## INFORMATION PROVIDED
--- start ---

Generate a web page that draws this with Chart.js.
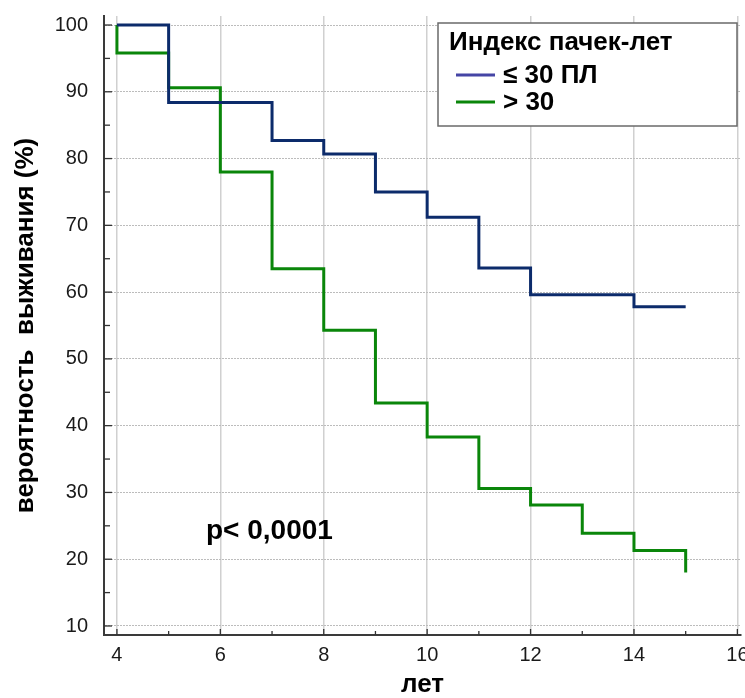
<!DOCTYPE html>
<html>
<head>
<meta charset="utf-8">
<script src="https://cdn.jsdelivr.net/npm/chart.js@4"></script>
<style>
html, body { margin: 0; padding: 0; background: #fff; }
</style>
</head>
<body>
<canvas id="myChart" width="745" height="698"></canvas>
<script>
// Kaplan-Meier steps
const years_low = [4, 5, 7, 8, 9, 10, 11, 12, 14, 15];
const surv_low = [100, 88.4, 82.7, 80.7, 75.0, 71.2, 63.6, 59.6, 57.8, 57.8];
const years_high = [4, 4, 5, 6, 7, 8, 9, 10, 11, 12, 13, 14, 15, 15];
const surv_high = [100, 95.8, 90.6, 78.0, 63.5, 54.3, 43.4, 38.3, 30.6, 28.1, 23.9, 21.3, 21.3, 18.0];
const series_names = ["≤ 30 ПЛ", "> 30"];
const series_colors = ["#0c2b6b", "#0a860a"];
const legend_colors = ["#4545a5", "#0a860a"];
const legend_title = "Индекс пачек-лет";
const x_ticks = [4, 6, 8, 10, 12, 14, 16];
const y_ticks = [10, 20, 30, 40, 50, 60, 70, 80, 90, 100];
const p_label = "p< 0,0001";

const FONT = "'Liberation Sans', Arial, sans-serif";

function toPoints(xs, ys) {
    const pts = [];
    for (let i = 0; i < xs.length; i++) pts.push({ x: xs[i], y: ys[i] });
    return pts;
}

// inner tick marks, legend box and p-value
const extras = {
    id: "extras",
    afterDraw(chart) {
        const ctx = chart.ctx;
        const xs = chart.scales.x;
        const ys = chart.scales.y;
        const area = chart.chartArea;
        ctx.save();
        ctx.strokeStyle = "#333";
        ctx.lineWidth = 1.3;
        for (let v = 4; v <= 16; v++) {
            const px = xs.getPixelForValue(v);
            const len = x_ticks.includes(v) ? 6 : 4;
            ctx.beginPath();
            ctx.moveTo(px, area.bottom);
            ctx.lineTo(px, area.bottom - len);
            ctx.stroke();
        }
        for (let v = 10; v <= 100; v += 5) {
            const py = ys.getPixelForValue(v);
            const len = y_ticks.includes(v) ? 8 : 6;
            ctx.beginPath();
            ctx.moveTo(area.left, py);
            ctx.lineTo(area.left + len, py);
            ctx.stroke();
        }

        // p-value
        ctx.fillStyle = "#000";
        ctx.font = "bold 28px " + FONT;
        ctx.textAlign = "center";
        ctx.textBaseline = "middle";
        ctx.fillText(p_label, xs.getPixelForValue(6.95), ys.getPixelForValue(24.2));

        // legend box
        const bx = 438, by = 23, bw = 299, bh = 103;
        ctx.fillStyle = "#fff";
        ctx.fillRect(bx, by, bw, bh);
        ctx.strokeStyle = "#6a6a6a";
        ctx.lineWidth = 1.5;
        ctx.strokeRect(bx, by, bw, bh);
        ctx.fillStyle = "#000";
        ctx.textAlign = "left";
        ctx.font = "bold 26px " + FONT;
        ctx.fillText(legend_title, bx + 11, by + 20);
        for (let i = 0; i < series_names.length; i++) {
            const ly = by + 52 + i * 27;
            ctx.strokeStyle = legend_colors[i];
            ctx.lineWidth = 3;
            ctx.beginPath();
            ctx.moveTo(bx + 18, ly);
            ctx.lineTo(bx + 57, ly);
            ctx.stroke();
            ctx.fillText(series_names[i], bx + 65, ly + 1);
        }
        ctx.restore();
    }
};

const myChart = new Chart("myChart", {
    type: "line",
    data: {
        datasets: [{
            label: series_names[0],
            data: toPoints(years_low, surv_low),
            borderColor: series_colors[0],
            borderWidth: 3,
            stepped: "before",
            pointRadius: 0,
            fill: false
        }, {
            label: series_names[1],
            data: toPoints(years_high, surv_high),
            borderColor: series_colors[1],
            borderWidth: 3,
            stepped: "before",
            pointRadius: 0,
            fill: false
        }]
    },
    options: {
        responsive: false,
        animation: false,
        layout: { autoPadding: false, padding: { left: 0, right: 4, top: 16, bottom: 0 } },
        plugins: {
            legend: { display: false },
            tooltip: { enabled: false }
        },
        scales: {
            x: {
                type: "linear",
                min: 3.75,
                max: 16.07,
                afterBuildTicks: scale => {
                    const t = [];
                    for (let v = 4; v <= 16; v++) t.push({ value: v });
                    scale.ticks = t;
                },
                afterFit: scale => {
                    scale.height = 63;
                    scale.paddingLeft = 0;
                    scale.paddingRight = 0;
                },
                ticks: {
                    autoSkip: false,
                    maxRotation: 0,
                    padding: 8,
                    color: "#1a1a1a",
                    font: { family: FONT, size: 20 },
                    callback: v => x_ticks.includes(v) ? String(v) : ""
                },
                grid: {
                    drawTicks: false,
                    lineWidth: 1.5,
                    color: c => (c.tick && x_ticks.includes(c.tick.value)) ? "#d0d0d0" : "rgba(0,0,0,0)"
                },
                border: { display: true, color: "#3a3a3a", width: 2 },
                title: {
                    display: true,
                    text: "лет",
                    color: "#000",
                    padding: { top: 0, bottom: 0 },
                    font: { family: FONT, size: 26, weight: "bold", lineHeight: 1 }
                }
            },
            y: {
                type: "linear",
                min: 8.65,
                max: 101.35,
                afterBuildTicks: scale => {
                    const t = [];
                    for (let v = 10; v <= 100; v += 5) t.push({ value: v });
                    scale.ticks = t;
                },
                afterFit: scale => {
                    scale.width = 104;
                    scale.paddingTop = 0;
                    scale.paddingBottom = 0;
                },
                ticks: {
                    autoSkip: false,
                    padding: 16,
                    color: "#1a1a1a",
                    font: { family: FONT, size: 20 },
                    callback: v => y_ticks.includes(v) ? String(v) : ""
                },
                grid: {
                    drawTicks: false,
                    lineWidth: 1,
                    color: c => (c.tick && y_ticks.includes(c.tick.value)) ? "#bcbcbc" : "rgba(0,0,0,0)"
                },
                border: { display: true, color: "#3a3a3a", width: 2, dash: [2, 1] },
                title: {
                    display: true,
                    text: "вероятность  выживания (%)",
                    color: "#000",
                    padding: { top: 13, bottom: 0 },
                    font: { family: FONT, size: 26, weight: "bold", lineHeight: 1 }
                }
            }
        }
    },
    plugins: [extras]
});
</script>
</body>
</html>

--- end ---

## WORK TO BE COMPLETED
From the material above, copy everything exactly but the pictures.

## WRITTEN SOLUTION
Generate a web page that draws this with Chart.js.
<!DOCTYPE html>
<html>
<head>
<meta charset="utf-8">
<script src="https://cdn.jsdelivr.net/npm/chart.js@4"></script>
<style>
html, body { margin: 0; padding: 0; background: #fff; }
</style>
</head>
<body>
<canvas id="myChart" width="745" height="698"></canvas>
<script>
// Kaplan-Meier steps
const years_low = [4, 5, 7, 8, 9, 10, 11, 12, 14, 15];
const surv_low = [100, 88.4, 82.7, 80.7, 75.0, 71.2, 63.6, 59.6, 57.8, 57.8];
const years_high = [4, 4, 5, 6, 7, 8, 9, 10, 11, 12, 13, 14, 15, 15];
const surv_high = [100, 95.8, 90.6, 78.0, 63.5, 54.3, 43.4, 38.3, 30.6, 28.1, 23.9, 21.3, 21.3, 18.0];
const series_names = ["≤ 30 ПЛ", "> 30"];
const series_colors = ["#0c2b6b", "#0a860a"];
const legend_colors = ["#4545a5", "#0a860a"];
const legend_title = "Индекс пачек-лет";
const x_ticks = [4, 6, 8, 10, 12, 14, 16];
const y_ticks = [10, 20, 30, 40, 50, 60, 70, 80, 90, 100];
const p_label = "p< 0,0001";

const FONT = "'Liberation Sans', Arial, sans-serif";

function toPoints(xs, ys) {
    const pts = [];
    for (let i = 0; i < xs.length; i++) pts.push({ x: xs[i], y: ys[i] });
    return pts;
}

// inner tick marks, legend box and p-value
const extras = {
    id: "extras",
    afterDraw(chart) {
        const ctx = chart.ctx;
        const xs = chart.scales.x;
        const ys = chart.scales.y;
        const area = chart.chartArea;
        ctx.save();
        ctx.strokeStyle = "#333";
        ctx.lineWidth = 1.3;
        for (let v = 4; v <= 16; v++) {
            const px = xs.getPixelForValue(v);
            const len = x_ticks.includes(v) ? 6 : 4;
            ctx.beginPath();
            ctx.moveTo(px, area.bottom);
            ctx.lineTo(px, area.bottom - len);
            ctx.stroke();
        }
        for (let v = 10; v <= 100; v += 5) {
            const py = ys.getPixelForValue(v);
            const len = y_ticks.includes(v) ? 8 : 6;
            ctx.beginPath();
            ctx.moveTo(area.left, py);
            ctx.lineTo(area.left + len, py);
            ctx.stroke();
        }

        // p-value
        ctx.fillStyle = "#000";
        ctx.font = "bold 28px " + FONT;
        ctx.textAlign = "center";
        ctx.textBaseline = "middle";
        ctx.fillText(p_label, xs.getPixelForValue(6.95), ys.getPixelForValue(24.2));

        // legend box
        const bx = 438, by = 23, bw = 299, bh = 103;
        ctx.fillStyle = "#fff";
        ctx.fillRect(bx, by, bw, bh);
        ctx.strokeStyle = "#6a6a6a";
        ctx.lineWidth = 1.5;
        ctx.strokeRect(bx, by, bw, bh);
        ctx.fillStyle = "#000";
        ctx.textAlign = "left";
        ctx.font = "bold 26px " + FONT;
        ctx.fillText(legend_title, bx + 11, by + 20);
        for (let i = 0; i < series_names.length; i++) {
            const ly = by + 52 + i * 27;
            ctx.strokeStyle = legend_colors[i];
            ctx.lineWidth = 3;
            ctx.beginPath();
            ctx.moveTo(bx + 18, ly);
            ctx.lineTo(bx + 57, ly);
            ctx.stroke();
            ctx.fillText(series_names[i], bx + 65, ly + 1);
        }
        ctx.restore();
    }
};

const myChart = new Chart("myChart", {
    type: "line",
    data: {
        datasets: [{
            label: series_names[0],
            data: toPoints(years_low, surv_low),
            borderColor: series_colors[0],
            borderWidth: 3,
            stepped: "before",
            pointRadius: 0,
            fill: false
        }, {
            label: series_names[1],
            data: toPoints(years_high, surv_high),
            borderColor: series_colors[1],
            borderWidth: 3,
            stepped: "before",
            pointRadius: 0,
            fill: false
        }]
    },
    options: {
        responsive: false,
        animation: false,
        layout: { autoPadding: false, padding: { left: 0, right: 4, top: 16, bottom: 0 } },
        plugins: {
            legend: { display: false },
            tooltip: { enabled: false }
        },
        scales: {
            x: {
                type: "linear",
                min: 3.75,
                max: 16.07,
                afterBuildTicks: scale => {
                    const t = [];
                    for (let v = 4; v <= 16; v++) t.push({ value: v });
                    scale.ticks = t;
                },
                afterFit: scale => {
                    scale.height = 63;
                    scale.paddingLeft = 0;
                    scale.paddingRight = 0;
                },
                ticks: {
                    autoSkip: false,
                    maxRotation: 0,
                    padding: 8,
                    color: "#1a1a1a",
                    font: { family: FONT, size: 20 },
                    callback: v => x_ticks.includes(v) ? String(v) : ""
                },
                grid: {
                    drawTicks: false,
                    lineWidth: 1.5,
                    color: c => (c.tick && x_ticks.includes(c.tick.value)) ? "#d0d0d0" : "rgba(0,0,0,0)"
                },
                border: { display: true, color: "#3a3a3a", width: 2 },
                title: {
                    display: true,
                    text: "лет",
                    color: "#000",
                    padding: { top: 0, bottom: 0 },
                    font: { family: FONT, size: 26, weight: "bold", lineHeight: 1 }
                }
            },
            y: {
                type: "linear",
                min: 8.65,
                max: 101.35,
                afterBuildTicks: scale => {
                    const t = [];
                    for (let v = 10; v <= 100; v += 5) t.push({ value: v });
                    scale.ticks = t;
                },
                afterFit: scale => {
                    scale.width = 104;
                    scale.paddingTop = 0;
                    scale.paddingBottom = 0;
                },
                ticks: {
                    autoSkip: false,
                    padding: 16,
                    color: "#1a1a1a",
                    font: { family: FONT, size: 20 },
                    callback: v => y_ticks.includes(v) ? String(v) : ""
                },
                grid: {
                    drawTicks: false,
                    lineWidth: 1,
                    color: c => (c.tick && y_ticks.includes(c.tick.value)) ? "#bcbcbc" : "rgba(0,0,0,0)"
                },
                border: { display: true, color: "#3a3a3a", width: 2, dash: [2, 1] },
                title: {
                    display: true,
                    text: "вероятность  выживания (%)",
                    color: "#000",
                    padding: { top: 13, bottom: 0 },
                    font: { family: FONT, size: 26, weight: "bold", lineHeight: 1 }
                }
            }
        }
    },
    plugins: [extras]
});
</script>
</body>
</html>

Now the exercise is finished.